The Finnish company was responding to allegations in a secret British report from 2012 — leaked by former NSA contractor Edward Snowden, and made public by ProPublica and The New York Times yesterday — that the NSA and GCHQ collected user data from mobile ad companies, and particularly, that some of that data may have come from a "leaky" Angry Birds app. Angry Birds has been downloaded more than 1 billion times.

Rovio "does not share data, collaborate or collude with any government spy agencies such as NSA or GCHQ anywhere in the world," the company said today, characterizing the report as "speculation." Rovio also noted that if agencies such as the NSA and GCHQ were targeting advertising networks such as the one used in Angry Birds, then "it would appear that no internet-enabled device that visits ad-enabled web sites or uses ad-enabled applications is immune to such surveillance."

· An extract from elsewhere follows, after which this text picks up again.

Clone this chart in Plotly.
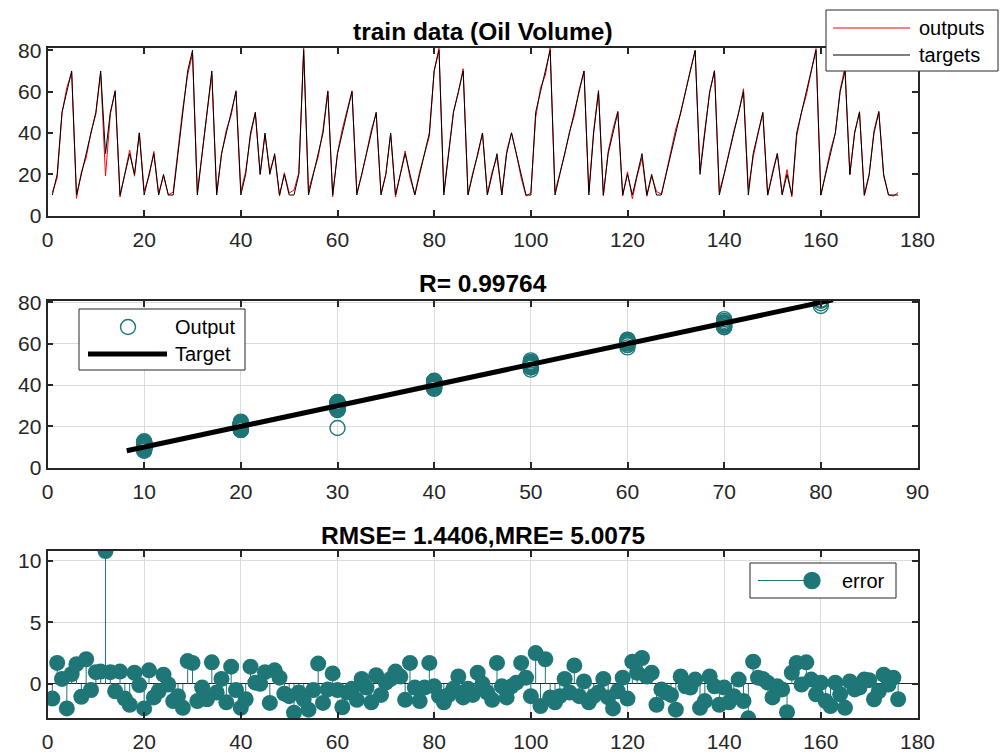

The company did not address the report's allegations that the Angry Birds app may have failed to protect user data. Rovio did say that it never provided its users' data voluntarily.

"We do not collaborate, collude or share data with spy agencies anywhere in the world"

"As the alleged surveillance might be happening through third-party advertising networks, the most important conversation to be had is how to ensure user privacy is protected while preventing the negative impact on the whole advertising industry and the countless mobile apps that rely on ad networks," said Rovio CEO Mikael Hed. "In order to protect our end users, we will, like all other companies using third-party advertising networks, have to reevaluate working with these networks if they are being used for spying purposes."

Much of the criticism of the governmental organizations conducting the kind of surveillance detailed in Snowden's leaked documents has centered around gag orders. When tech companies like Apple, Facebook, Google, Microsoft and Yahoo received requests for user data in the form of national security letters from the FBI, they were forbidden from disclosing that fact. The U.S. Justice Department took steps to change that policy yesterday with a new order that allows companies to publicly reveal more information about such requests from the federal government.